Photo Information

Food service specialists with 1st Battalion, 7th Marine Regiment, prepare to serve troops at the Harvest Falcon dining facility aboard Camp Dwyer, Helmand province, Afghanistan, July 21, 2014. The food service Marines at the Harvest Falcon are in charge of making sure meals are served at the correct temperature, the facility is cleaned daily and food is cooked properly for every meal. (U.S. Marine Corps photo by Cpl. Cody Haas/ Released)

Photo by Cpl. Cody Haas

Food service Marines offer homemade meals aboard Camp Dwyer, Afghanistan

4 Aug 2014 | Cpl. Cody Haas

Culinary excellence is not the first thing to come to mind for most people when thinking about deployed service members in Afghanistan. However, food service specialists at Camp Dwyer strive to serve Marines and sailors a delicious meal three times a day at the Harvest Falcon dining facility.

Sergeant Anthony Zappone, a food service specialist with Combat Logistics Battalion 7, and Sgt. Eduardo Ayala, a food service specialist with 1st Battalion, 7th Marine Regiment, worked together to improve the dining facility, incorporating new standards and teamwork for troops and civilian contractors.

Zappone was selected to be a mess chief for the Harvest Falcon because of his culinary efforts aboard Forward Operating Base Delaram II in Helmand province.

“At Forward Operating Base Delaram II, I added a hot lunch, a brunch every Monday that consisted of steak and eggs and made every effort to make the best food I possibly could for the three months I was there during January through April,” said Sgt. Anthony Zappone, a native of Philadelphia. “A lot of it has to do with my pride and because I care how people are treated. If I can make a person’s day better by something as simple as adding peaches to oatmeal, I am going to make that happen. It is a simple way to keep things different and keep smiles on troops’ faces,” said Zappone.

Upon arriving at Camp Dwyer, Zappone acquired three new refrigerators and added an office for handling shipments of food and necessities. Ayala reinforced the basics such as cleaning before and after dining hours to ensure all of the tables were clean and presentable, the cooking area was sanitary and all of the refrigerators and condiments were full.

“Sergeant Ayala is a great Marine and leader,” said Zappone. “To have him be on board with what I wanted to accomplish was a blessing. Two heads are always better than one. We made a great team because of the respect we had for one another. We challenged each other in every way which helped us become better leaders ourselves. Sergeant Ayala and I created a 21-day menu with themes for our meals such as spaghetti night, Taco Tuesday, Soul Food Thursday and All You Can Eat Monday.”

The food service Marines are in charge of making sure meals are served at the correct temperature, the facility is cleaned daily and food is cooked properly.

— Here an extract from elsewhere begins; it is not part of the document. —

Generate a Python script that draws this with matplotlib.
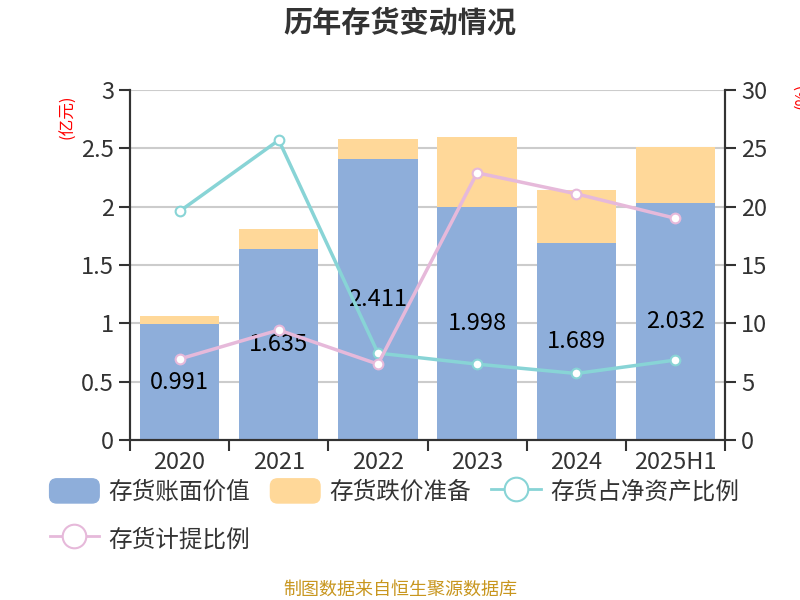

“Sergeant Zappone and Sgt. Ayala worked together to create their own menus, which gave service members more choices at every meal,” said Gunnery Sgt. Carlos Moreira, a mess chief with CLB-7 and a native of Bronx, New York. “They made the dining facility cleaner and more presentable. Instead of one or two choices of drinks, now we get monthly shipments of different sodas, juice and milk for service members to choose from. They raised the standards of the overall cleanliness of the facility as well. They see the bigger picture. This is a place for troops to relax and enjoy a quality meal and environment. I always hear Marines talk about coming here for the home-cooked-tasting meal.”

Although it was not easy, Zappone and Ayala never quit or said, “It’s good enough.”

“Accomplishing the mission is what our Marine Corps’ heritage is built on, and my mission was to offer the best service my Marines and I possibly could,” said Zappone.

Today the Harvest Falcon offers three hot meals a day with multiple main entrees for service members to choose from because of Ayala and Zappone.

“I knew I had something better to offer,” said Ayala, a native of Richmond, California. “I wanted to make a difference that would affect the service members and civilians at Camp Dwyer in a positive way.”

The Marines constantly enforce correct procedures despite their different cooking and operating styles. A heavy significance is placed on cleanliness and thoroughness in the preparation of food.

Continuous mentoring basic knowledge to improve and proficiency is a goal, too. They not only focus on learning new things from each other, but they reinforce standard procedures.

“I recognize the importance of the basics, and I am confident the Harvest Falcon is one of the best dining facilities in a combat environment run by Marines,” said Zappone. “From the storeroom to the galley, the management to the workers, I know it is the best I have ever been in that is located in a field environment from the four times I have been deployed during my eight-year career. The Marines are very important to me. I put in the hours with my Marines because I care and I will never stop. The feeling of seeing change for the better keeps me going.”

Zappone redeployed back to the States in July after completing a seven-month tour in Afghanistan.